En la cultura contemporánea, la experiencia personal ya no es solo un relato, sino una mercancía que se mide en alcance y viralidad. La confesión pública, antes un gesto de vulnerabilidad, se ha transformado en un recurso narrativo estratégicamente calculado, donde la emoción debe ser visible y el sufrimiento, legible. En este contexto, este tipo de cine encuentra un terreno fértil: su éxito no radica únicamente en lo que cuenta, sino en su capacidad para traducir el dolor en espectáculo, en emoción empaquetada. Cuando todo se expone, la frontera entre testimonio y puesta en escena se difumina, y la verdad ya no es un fin en sí misma, sino un dispositivo más dentro de la maquinaria del entretenimiento. Entonces, ¿queda espacio para la ficción pura? Si todo ha de ser cierto para tener valor, corremos el riesgo de olvidar que la mayor virtud del cine siempre ha sido hacer creíble lo que nunca existió.

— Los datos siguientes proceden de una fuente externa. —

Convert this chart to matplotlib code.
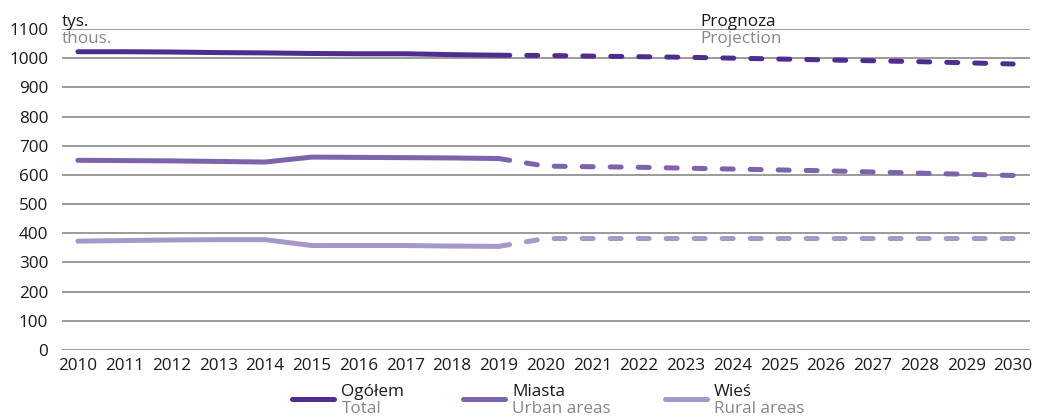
import matplotlib
matplotlib.use("Agg")
import matplotlib.pyplot as plt
from matplotlib.lines import Line2D

plt.rcParams['font.family'] = ['Open Sans', 'DejaVu Sans']

# data (thousands)
years_hist = list(range(2010, 2020))
years_proj = list(range(2019, 2031))

total_hist = [1022, 1022, 1021, 1019, 1018, 1016, 1015, 1015, 1012, 1010]
total_proj = [1010, 1009, 1007, 1005, 1003, 1000, 997, 994, 991, 988, 984, 980]

urban_hist = [650, 649, 648, 646, 644, 661, 660, 659, 658, 656]
urban_proj = [656, 630, 628, 626, 623, 620, 617, 614, 610, 606, 602, 598]

rural_hist = [373, 375, 377, 378, 378, 358, 358, 358, 356, 355]
rural_proj = [355, 382, 382, 382, 382, 382, 382, 382, 382, 382, 382, 382]

labels_pl = ['Ogółem', 'Miasta', 'Wieś']
labels_en = ['Total', 'Urban areas', 'Rural areas']
colors = ['#4f2d8f', '#7c63ac', '#a898c9']

yticks = list(range(0, 1101, 100))
xticks = list(range(2010, 2031))

fs = 12.3

fig = plt.figure(figsize=(10.44, 4.18), dpi=100)
ax = fig.add_axes([0.0594, 0.1627, 0.9272, 0.768])

series = [(total_hist, total_proj), (urban_hist, urban_proj), (rural_hist, rural_proj)]
lw = 3.6
for (h, p), c in zip(series, colors):
    ax.plot(years_hist, h, color=c, lw=lw, solid_capstyle='round', solid_joinstyle='round', zorder=3)
    ax.plot(years_proj, p, color=c, lw=lw, dashes=(2.2, 3.4), dash_capstyle='round', zorder=3)

ax.set_ylim(0, 1100)
ax.set_xlim(2009.66, 2030.36)
ax.set_yticks(yticks)
ax.set_xticks(xticks)
ax.set_xticklabels([str(y) for y in xticks])
ax.grid(axis='y', color='#8a8a8a', lw=1.2)
ax.set_axisbelow(True)
for s in ax.spines.values():
    s.set_visible(False)
ax.tick_params(length=0, labelsize=fs, colors='#1a1a1a')
ax.tick_params(axis='y', pad=10)
ax.tick_params(axis='x', pad=5.5)

# unit and projection labels
fig.text(0.0594, 0.938, 'tys.', fontsize=fs, color='#1a1a1a', va='baseline', ha='left')
fig.text(0.0594, 0.897, 'thous.', fontsize=fs, color='#888888', va='baseline', ha='left')
fig.text(0.671, 0.938, 'Prognoza', fontsize=fs, color='#1a1a1a', va='baseline', ha='left')
fig.text(0.671, 0.897, 'Projection', fontsize=fs, color='#888888', va='baseline', ha='left')

# custom legend
leg_x = [0.280, 0.4435, 0.637]
for x0, c, lp, le in zip(leg_x, colors, labels_pl, labels_en):
    fig.add_artist(Line2D([x0, x0 + 0.040], [0.0455, 0.0455], transform=fig.transFigure,
                          color=c, lw=lw, solid_capstyle='round'))
    fig.text(x0 + 0.047, 0.0526, lp, fontsize=fs, color='#1a1a1a', va='baseline', ha='left')
    fig.text(x0 + 0.047, 0.011, le, fontsize=fs, color='#888888', va='baseline', ha='left')

fig.savefig('out.png', dpi=100)
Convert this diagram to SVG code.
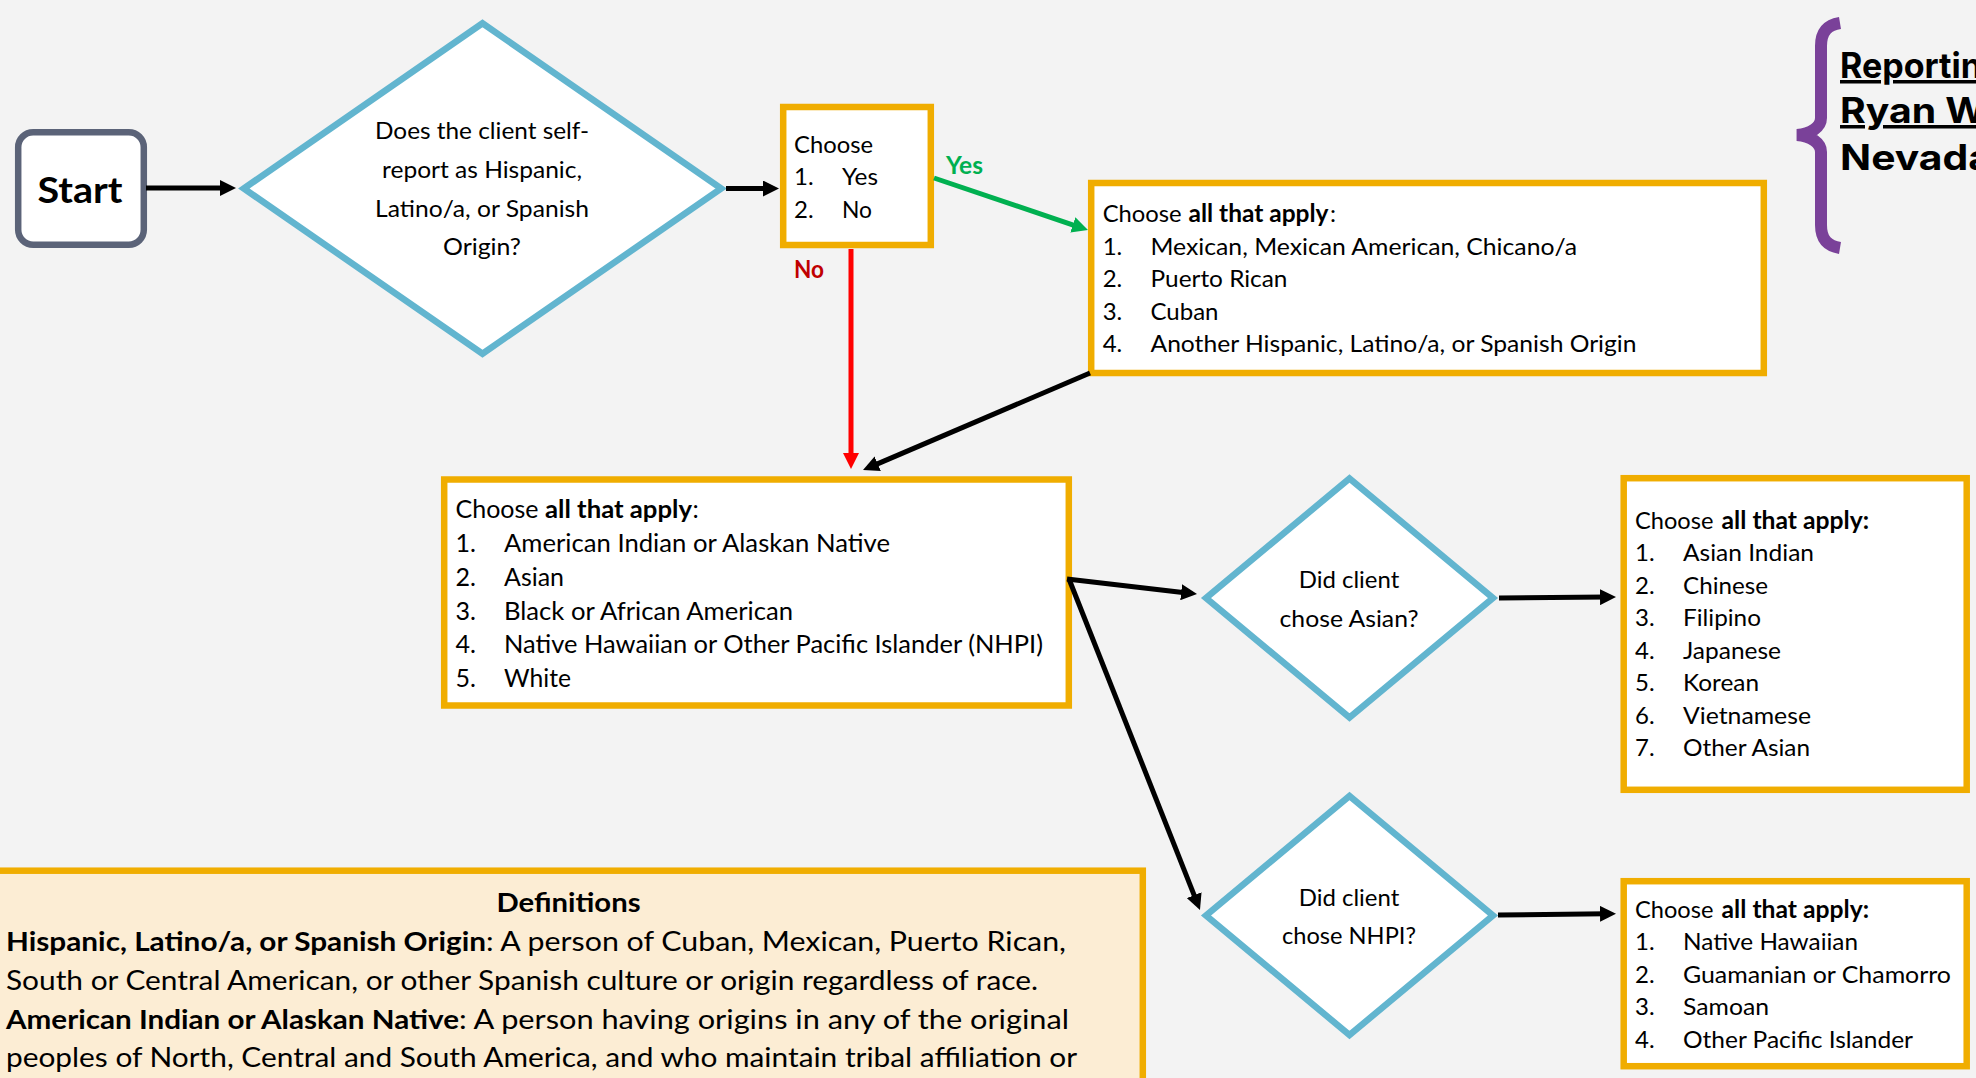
<svg xmlns="http://www.w3.org/2000/svg" width="1976" height="1078" viewBox="0 0 1976 1078">
<defs>
<style>
text{font-family:"Lato","Open Sans",sans-serif;font-size:24px;fill:#000}
.m{font-size:25px}
.d{font-size:26px}
.b{font-weight:700}
.c{text-anchor:middle}
.box{fill:#fff;stroke:#F0AD00;stroke-width:6.5}
.dia{fill:#fff;stroke:#62B5CF;stroke-width:6.5;stroke-miterlimit:10}
.con{fill:none;stroke:#000;stroke-width:5}
.head{font-family:"Inter","Open Sans",sans-serif;font-size:35px;font-weight:700;text-decoration:underline}
</style>
<marker id="ak" markerUnits="userSpaceOnUse" markerWidth="16" markerHeight="16" refX="6" refY="8" orient="auto"><path d="M0,0L16,8L0,16z" fill="#000"/></marker>
<marker id="ag" markerUnits="userSpaceOnUse" markerWidth="16" markerHeight="16" refX="6" refY="8" orient="auto"><path d="M0,0L16,8L0,16z" fill="#00B050"/></marker>
<marker id="ar" markerUnits="userSpaceOnUse" markerWidth="16" markerHeight="16" refX="6" refY="8" orient="auto"><path d="M0,0L16,8L0,16z" fill="#FF0000"/></marker>
</defs>
<rect width="1976" height="1078" fill="#F3F3F3"/>

<g id="start">
<rect x="18.2" y="132.2" width="125.6" height="112.6" rx="15" fill="#fff" stroke="#5B6378" stroke-width="6.5"/>
<text class="b c" x="80" y="203" style="font-size:36px" textLength="85" lengthAdjust="spacingAndGlyphs">Start</text>
</g>

<g id="q-hispanic">
<polygon class="dia" points="243.8,188.5 482.5,23.3 721.2,188.5 482.5,353.7"/>
<text class="c" x="482" y="139" textLength="214" lengthAdjust="spacingAndGlyphs">Does the client self-</text>
<text class="c" x="482" y="178" textLength="200" lengthAdjust="spacingAndGlyphs">report as Hispanic,</text>
<text class="c" x="482" y="217" textLength="214" lengthAdjust="spacingAndGlyphs">Latino/a, or Spanish</text>
<text class="c" x="482" y="255" textLength="78" lengthAdjust="spacingAndGlyphs">Origin?</text>
</g>

<g id="choose-yn">
<rect class="box" x="783.2" y="107" width="147.6" height="138"/>
<text x="794" y="153" textLength="79" lengthAdjust="spacingAndGlyphs">Choose</text>
<text x="794" y="185">1.</text><text x="842" y="185" textLength="36" lengthAdjust="spacingAndGlyphs">Yes</text>
<text x="794" y="217.5">2.</text><text x="842" y="217.5" textLength="30" lengthAdjust="spacingAndGlyphs">No</text>
</g>

<g id="label-yes"><text class="b" x="946" y="174" style="fill:#00B050" textLength="37" lengthAdjust="spacingAndGlyphs">Yes</text></g>
<g id="label-no"><text class="b" x="794" y="278" style="fill:#C00000" textLength="30" lengthAdjust="spacingAndGlyphs">No</text></g>

<g id="hispanic-list">
<rect class="box" x="1091.2" y="183" width="672.6" height="190"/>
<text x="1102.7" y="222" textLength="79" lengthAdjust="spacingAndGlyphs">Choose</text>
<text class="b" x="1188.5" y="222" textLength="140" lengthAdjust="spacingAndGlyphs">all that apply</text>
<text x="1330" y="222">:</text>
<text x="1102.7" y="254.5">1.</text><text x="1150.5" y="254.5" textLength="426.5" lengthAdjust="spacingAndGlyphs">Mexican, Mexican American, Chicano/a</text>
<text x="1102.7" y="286.5">2.</text><text x="1150.5" y="286.5" textLength="137" lengthAdjust="spacingAndGlyphs">Puerto Rican</text>
<text x="1102.7" y="319.5">3.</text><text x="1150.5" y="319.5" textLength="68" lengthAdjust="spacingAndGlyphs">Cuban</text>
<text x="1102.7" y="352">4.</text><text x="1150.5" y="352" textLength="486" lengthAdjust="spacingAndGlyphs">Another Hispanic, Latino/a, or Spanish Origin</text>
</g>

<g id="reporting-brace">
<path d="M1840,23C1828,25 1821,31 1821,46L1821,118C1821,127 1811,134 1797,135C1811,136 1821,143 1821,152L1821,225C1821,240 1828,246 1840,248" fill="none" stroke="#7A4199" stroke-width="12"/>
<text class="head" x="1840" y="78" textLength="142" lengthAdjust="spacingAndGlyphs">Reportin</text>
<text class="head" x="1840" y="123" textLength="146" lengthAdjust="spacingAndGlyphs">Ryan W</text>
<text class="head" x="1840" y="170" style="text-decoration:none" textLength="152" lengthAdjust="spacingAndGlyphs">Nevada</text>
</g>

<g id="race-list">
<rect class="box" x="444.2" y="479.5" width="624.6" height="226"/>
<text class="m" x="455.5" y="518" textLength="83" lengthAdjust="spacingAndGlyphs">Choose</text>
<text class="m b" x="545" y="518" textLength="147" lengthAdjust="spacingAndGlyphs">all that apply</text>
<text class="m" x="692.5" y="518">:</text>
<text class="m" x="455.5" y="551.5">1.</text><text class="m" x="504" y="551.5" textLength="386" lengthAdjust="spacingAndGlyphs">American Indian or Alaskan Native</text>
<text class="m" x="455.5" y="586">2.</text><text class="m" x="504" y="586" textLength="60" lengthAdjust="spacingAndGlyphs">Asian</text>
<text class="m" x="455.5" y="620">3.</text><text class="m" x="504" y="620" textLength="289" lengthAdjust="spacingAndGlyphs">Black or African American</text>
<text class="m" x="455.5" y="653">4.</text><text class="m" x="504" y="653" textLength="539" lengthAdjust="spacingAndGlyphs">Native Hawaiian or Other Pacific Islander (NHPI)</text>
<text class="m" x="455.5" y="687">5.</text><text class="m" x="504" y="687" textLength="67" lengthAdjust="spacingAndGlyphs">White</text>
</g>

<g id="q-asian">
<polygon class="dia" points="1206,598 1349.5,478.5 1493,598 1349.5,717.5"/>
<text class="c" x="1349" y="587.5" textLength="100.6" lengthAdjust="spacingAndGlyphs">Did client</text>
<text class="c" x="1349" y="626.5" textLength="139" lengthAdjust="spacingAndGlyphs">chose Asian?</text>
</g>

<g id="q-nhpi">
<polygon class="dia" points="1206,915.5 1349.5,796 1493,915.5 1349.5,1035"/>
<text class="c" x="1349" y="905.5" textLength="100.6" lengthAdjust="spacingAndGlyphs">Did client</text>
<text class="c" x="1349" y="944" textLength="134" lengthAdjust="spacingAndGlyphs">chose NHPI?</text>
</g>

<g id="asian-list">
<rect class="box" x="1623.7" y="478.2" width="343" height="311.6"/>
<text x="1635" y="528.5" textLength="78.5" lengthAdjust="spacingAndGlyphs">Choose</text>
<text class="b" x="1721.6" y="528.5" textLength="147.5" lengthAdjust="spacingAndGlyphs">all that apply:</text>
<text x="1635" y="561">1.</text><text x="1683" y="561" textLength="131" lengthAdjust="spacingAndGlyphs">Asian Indian</text>
<text x="1635" y="594">2.</text><text x="1683" y="594" textLength="85" lengthAdjust="spacingAndGlyphs">Chinese</text>
<text x="1635" y="626">3.</text><text x="1683" y="626" textLength="78" lengthAdjust="spacingAndGlyphs">Filipino</text>
<text x="1635" y="659">4.</text><text x="1683" y="659" textLength="98" lengthAdjust="spacingAndGlyphs">Japanese</text>
<text x="1635" y="691">5.</text><text x="1683" y="691" textLength="76" lengthAdjust="spacingAndGlyphs">Korean</text>
<text x="1635" y="724">6.</text><text x="1683" y="724" textLength="128" lengthAdjust="spacingAndGlyphs">Vietnamese</text>
<text x="1635" y="756">7.</text><text x="1683" y="756" textLength="127" lengthAdjust="spacingAndGlyphs">Other Asian</text>
</g>

<g id="nhpi-list">
<rect class="box" x="1623.7" y="881.2" width="343" height="185"/>
<text x="1635" y="917.5" textLength="78.5" lengthAdjust="spacingAndGlyphs">Choose</text>
<text class="b" x="1721.6" y="917.5" textLength="147.5" lengthAdjust="spacingAndGlyphs">all that apply:</text>
<text x="1635" y="950">1.</text><text x="1683" y="950" textLength="175" lengthAdjust="spacingAndGlyphs">Native Hawaiian</text>
<text x="1635" y="982.5">2.</text><text x="1683" y="982.5" textLength="268" lengthAdjust="spacingAndGlyphs">Guamanian or Chamorro</text>
<text x="1635" y="1015">3.</text><text x="1683" y="1015" textLength="86" lengthAdjust="spacingAndGlyphs">Samoan</text>
<text x="1635" y="1047.5">4.</text><text x="1683" y="1047.5" textLength="230" lengthAdjust="spacingAndGlyphs">Other Pacific Islander</text>
</g>

<g id="definitions">
<rect x="-10" y="870.7" width="1152.8" height="230" fill="#FCEDD4" stroke="#F0AD00" stroke-width="6.5"/>
<text class="d b c" x="568.5" y="912" textLength="144" lengthAdjust="spacingAndGlyphs">Definitions</text>
<text class="d b" x="6" y="951" textLength="480" lengthAdjust="spacingAndGlyphs">Hispanic, Latino/a, or Spanish Origin</text>
<text class="d" x="486" y="951" textLength="580" lengthAdjust="spacingAndGlyphs">: A person of Cuban, Mexican, Puerto Rican,</text>
<text class="d" x="6" y="990" textLength="1032" lengthAdjust="spacingAndGlyphs">South or Central American, or other Spanish culture or origin regardless of race.</text>
<text class="d b" x="6" y="1029" textLength="453" lengthAdjust="spacingAndGlyphs">American Indian or Alaskan Native</text>
<text class="d" x="459" y="1029" textLength="610" lengthAdjust="spacingAndGlyphs">: A person having origins in any of the original</text>
<text class="d" x="6" y="1067" textLength="1071" lengthAdjust="spacingAndGlyphs">peoples of North, Central and South America, and who maintain tribal affiliation or</text>
</g>

<g id="connectors">
<line class="con" x1="146" y1="188" x2="226" y2="188" marker-end="url(#ak)"/>
<line class="con" x1="726" y1="188.5" x2="769" y2="188.5" marker-end="url(#ak)"/>
<line class="con" x1="934" y1="178" x2="1078.5" y2="226.8" style="stroke:#00B050" marker-end="url(#ag)"/>
<line class="con" x1="851" y1="249" x2="851" y2="459" style="stroke:#FF0000" marker-end="url(#ar)"/>
<line class="con" x1="1090" y1="373" x2="872.2" y2="466.1" marker-end="url(#ak)"/>
<line class="con" x1="1067" y1="579" x2="1187.1" y2="592.9" marker-end="url(#ak)"/>
<line class="con" x1="1069" y1="579" x2="1196.3" y2="900.7" marker-end="url(#ak)"/>
<line class="con" x1="1499" y1="598" x2="1606" y2="597.1" marker-end="url(#ak)"/>
<line class="con" x1="1498" y1="915" x2="1606" y2="913.8" marker-end="url(#ak)"/>
</g>
</svg>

La gala de los Premios Goya 2025 reafirma un momento del cine español capaz de revisitar lo real desde múltiples perspectivas y lenguajes. Entre la memoria histórica, el thriller contemporáneo y la autoficción, las películas premiadas reflejan un interés colectivo por entender el pasado y proyectarlo hacia el presente. Quizá no se trate solo de buscar autenticidad, sino de darle forma a nuevas verdades emocionales que dialoguen con nuestro tiempo. Porque, en última instancia, el cine sigue siendo un territorio para cuestionar, reinterpretar y, sobre todo, emocionar.